The financial institutions of Sweden proposed funding worth $2 billion in order to build up aviation projects in Vietnam, including Long Thanh International Airport development.
The Export Credit Agency of Sweden and Export Credit Corporation, the state-owned company that finances Swedish exporters and foreign customers, proposed to provide $2 billion in the commercial loan with an aim to expand Vietnam’s air traffic management and to cover the construction process of Long Thanh International Airport as well as the building of the third passenger terminal at Tan Son Nhat International Airport (SGN).

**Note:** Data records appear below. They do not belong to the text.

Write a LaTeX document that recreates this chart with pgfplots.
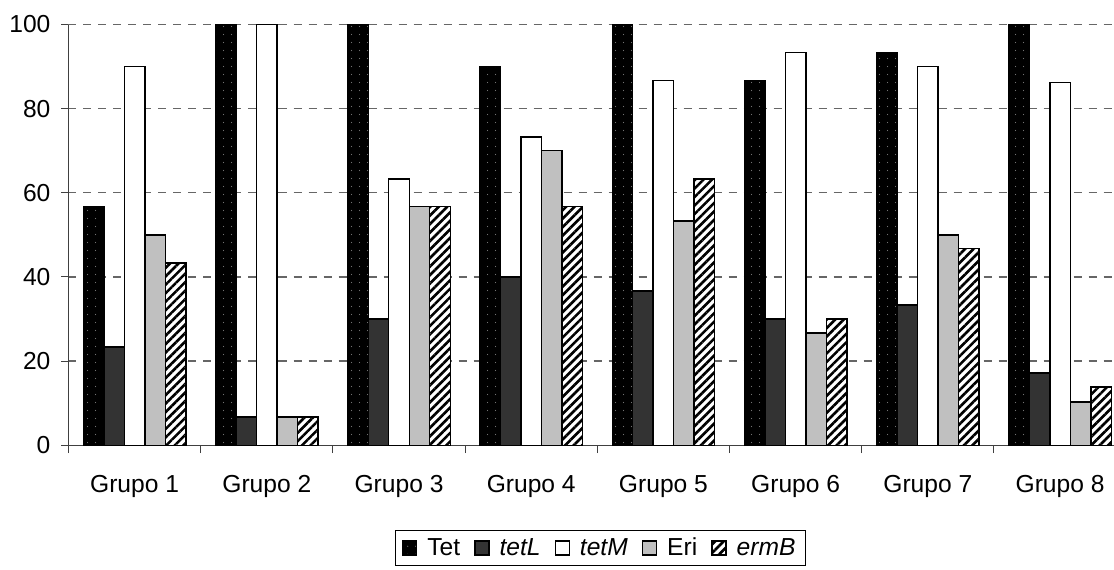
\documentclass[border=0pt]{standalone}
\usepackage{fontspec}
\setmainfont{Liberation Sans}
\usepackage{pgfplots}
\usepackage{pgfplotstable}
\pgfplotsset{compat=1.18}
\usetikzlibrary{patterns.meta}

% porcentaje de aislados por grupo
\pgfplotstableread{
g   tet   tetl  tetm   eri   ermb
0   56.7  23.3  90.0   50.0  43.3
1   100   6.7   100    6.7   6.7
2   100   30.0  63.3   56.7  56.7
3   90.0  40.0  73.3   70.0  56.7
4   100   36.7  86.7   53.3  63.3
5   86.7  30.0  93.3   26.7  30.0
6   93.3  33.3  90.0   50.0  46.7
7   100   17.2  86.2   10.3  13.8
}\datos

\definecolor{grisosc}{RGB}{51,51,51}
\definecolor{grisclaro}{RGB}{192,192,192}

\begin{document}
\begin{tikzpicture}
  \begin{axis}[
    scale only axis,
    width=522.75pt, height=210.35pt,
    ybar=0pt, bar width=0.155,
    xmin=-0.5, xmax=7.408,
    ymin=0, ymax=100,
    axis x line*=bottom, axis y line*=left,
    axis line style={black!75, line width=0.5pt},
    xtick={0,...,7},
    xticklabels={Grupo 1,Grupo 2,Grupo 3,Grupo 4,Grupo 5,Grupo 6,Grupo 7,Grupo 8},
    minor xtick={-0.5,0.5,...,6.5},
    ytick={0,20,...,100},
    tick align=outside,
    major tick length=3.5pt, minor tick length=4pt,
    major x tick style={draw=none},
    tick style={black!75, line width=0.5pt},
    ymajorgrids,
    major grid style={black!60, line width=0.6pt, dash pattern=on 4pt off 3.5pt},
    ticklabel style={font=\fontsize{12.3}{14}\selectfont},
    /pgf/number format/assume math mode=true,
    xticklabel style={yshift=-8pt},
    yticklabel style={xshift=-2pt},
    legend columns=5,
    legend style={at={(axis description cs:0.509,0)}, anchor=north, yshift=-42.5pt,
      draw=black, line width=0.5pt, font=\fontsize{12.3}{14}\selectfont,
      inner xsep=3pt, inner ysep=1.5pt,
      /tikz/every odd column/.append style={column sep=3pt},
      /tikz/every even column/.append style={column sep=5pt}},
    legend image code/.code={\draw[#1] (0pt,-3.5pt) rectangle (7pt,3.5pt);},
    every axis plot/.append style={draw=black, line width=0.7pt},
    ]
    \addplot[fill=black, postaction={pattern={Dots[distance=4pt,radius=0.35pt]}, pattern color=black!55}]
      table[x=g, y=tet] {\datos};
    \addplot[fill=grisosc] table[x=g, y=tetl] {\datos};
    \addplot[fill=white] table[x=g, y=tetm] {\datos};
    \addplot[fill=grisclaro] table[x=g, y=eri] {\datos};
    \addplot[fill=white, postaction={pattern={Lines[angle=45,distance=3pt,line width=1.3pt]}, pattern color=black}]
      table[x=g, y=ermb] {\datos};
    \legend{Tet, \textit{tetL}, \textit{tetM}, Eri, \textit{ermB}}
    \coordinate (o) at (rel axis cs:0,0);
  \end{axis}
  \pgfresetboundingbox
  \path[use as bounding box] ([shift={(-34.25pt,-62pt)}]o) rectangle ([shift={(522.75pt,222.6pt)}]o);
\end{tikzpicture}
\end{document}
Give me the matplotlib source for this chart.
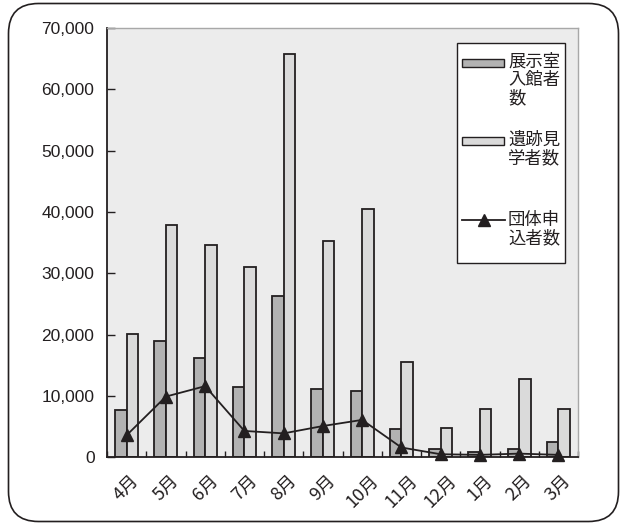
import matplotlib
matplotlib.use("Agg")
import matplotlib.pyplot as plt
import numpy as np
from matplotlib.patches import FancyBboxPatch, Rectangle
from matplotlib.lines import Line2D
from matplotlib.ticker import FuncFormatter, MultipleLocator

# Monthly visitor counts
months = ["4月", "5月", "6月", "7月", "8月", "9月", "10月", "11月", "12月", "1月", "2月", "3月"]
exhibit_visitors = [7700, 18900, 16200, 11400, 26300, 11100, 10800, 4600, 1400, 800, 1300, 2500]
site_visitors = [20100, 37800, 34600, 31100, 65700, 35300, 40500, 15600, 4800, 7900, 12700, 7800]
group_applicants = [3600, 9900, 11600, 4300, 3900, 5100, 6100, 1600, 500, 400, 600, 400]

series_labels = ["展示室\n入館者\n数", "遺跡見\n学者数", "団体申\n込者数"]

INK = "#231f20"
DARK = "#b2b2b2"
LIGHT = "#dadada"
PANEL = "#ececec"
CJK = ["Noto Sans CJK JP", "DejaVu Sans"]

W, H = 622, 523
fig = plt.figure(figsize=(W / 100, H / 100), dpi=100)
fig.patch.set_facecolor("white")

# rounded outer frame (pixel coordinates)
frame = FancyBboxPatch((8.5, 1.5), 610, 518, boxstyle="round,pad=0,rounding_size=30",
                       transform=None, facecolor="none", edgecolor=INK, linewidth=1.2)
fig.patches.append(frame)

ax = fig.add_axes([107 / W, 1 - 457.3 / H, (578 - 107) / W, (457.3 - 28) / H])
ax.set_facecolor(PANEL)

x = np.arange(len(months))
bw = 0.293
ax.bar(x - bw / 2, exhibit_visitors, width=bw, color=DARK, edgecolor=INK, linewidth=1.3, zorder=2)
ax.bar(x + bw / 2, site_visitors, width=bw, color=LIGHT, edgecolor=INK, linewidth=1.3, zorder=2)
ax.plot(x, group_applicants, color=INK, linewidth=1.3, marker="^", markersize=8,
        markerfacecolor=INK, markeredgecolor=INK, zorder=3, clip_on=False)

ax.set_xlim(-0.5, len(months) - 0.5)
ax.set_ylim(0, 70000)
ax.yaxis.set_major_locator(MultipleLocator(10000))
ax.yaxis.set_major_formatter(FuncFormatter(lambda v, p: f"{int(v):,}"))

ax.set_xticks(x)
ax.set_xticklabels(months, rotation=45, ha="center", va="top", family=CJK, fontsize=13, color=INK)
ax.set_xticks(np.arange(-0.5, len(months)), minor=True)
ax.tick_params(axis="x", which="major", length=0, pad=10)
ax.tick_params(axis="x", which="minor", direction="in", length=4, width=1, color=INK)
ax.tick_params(axis="y", direction="in", length=6, width=1, color=INK, pad=9,
               labelsize=12.5, labelcolor=INK)
for lab in ax.get_yticklabels():
    lab.set_family(["Liberation Sans", "DejaVu Sans"])

for side in ("left", "bottom"):
    ax.spines[side].set_color(INK)
    ax.spines[side].set_linewidth(1.3)
for side in ("top", "right"):
    ax.spines[side].set_color("#a8a8a8")
    ax.spines[side].set_linewidth(1.0)
ax.spines["bottom"].set_zorder(4)

# legend panel drawn in pixel space
def px(xp, yp):
    return xp, H - yp

leg_box = Rectangle(px(457, 263), 108, 220, transform=None, facecolor="white",
                    edgecolor=INK, linewidth=1.0, zorder=5)
fig.patches.append(leg_box)
fig.patches.append(Rectangle(px(462, 67), 42, 8, transform=None, facecolor=DARK,
                             edgecolor=INK, linewidth=1.0, zorder=6))
fig.patches.append(Rectangle(px(462, 145), 42, 8, transform=None, facecolor=LIGHT,
                             edgecolor=INK, linewidth=1.0, zorder=6))
lx, ly = px(462, 220)
fig.lines.append(Line2D([lx, lx + 43], [ly, ly], transform=None, color=INK, linewidth=1.3, zorder=6))
fig.lines.append(Line2D([lx + 21.5], [ly], transform=None, marker="^", markersize=8,
                        color=INK, zorder=7))
for label, ytop in zip(series_labels, (53, 131, 211)):
    tx, ty = px(508, ytop)
    fig.text(tx / W, ty / H, label, family=CJK, fontsize=12.5, color=INK, ha="left", va="top",
             linespacing=1.0, zorder=8)

fig.savefig("out.png", dpi=100)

According to local media, in exchange for proposed funding, Vietnam would have to use one-third of the loan to purchase the needed equipment, products, and technologies from Sweden. Nguyen Xuan Phuc, the Prime Minister of Vietnam noticed that the country also plans to improve other airports such as Noi Bai International Airport (HAN) to boost the current capacity of 30 million passengers per year to reach 100 million. Having 22 civilian airports, in addition to Long Thanh airport development, the Prime Minister highlighted the aim to upgrade other country’s airports around Lao Cai, Phu Quoc, Chu Lai, Van Don regions.
On November 16, 2020, the Airports Corporation of Vietnam (ACV) announced plans to start the construction process of Long Thanh Airport in December 2020, hoping to finish the work by 2025. According to the ACV announcement, the project of the new airport would hand over 1,800 hectares of land in Dong Nai Province. The first phase of the airport construction process would involve a 4-kilometer-long runway building as well as 373,000-square-meter passenger terminal construction works. If the process succeeds, the new Vietnam’s airport should be able to serve 25 million passengers and 1,2 million tons of cargo per year.
Both countries started partnership negotiations back in May 2019. At the time, Vietnam and Sweden discussed potential commercial loans reaching $1 billion to develop a variety of aviation projects in Vietnam.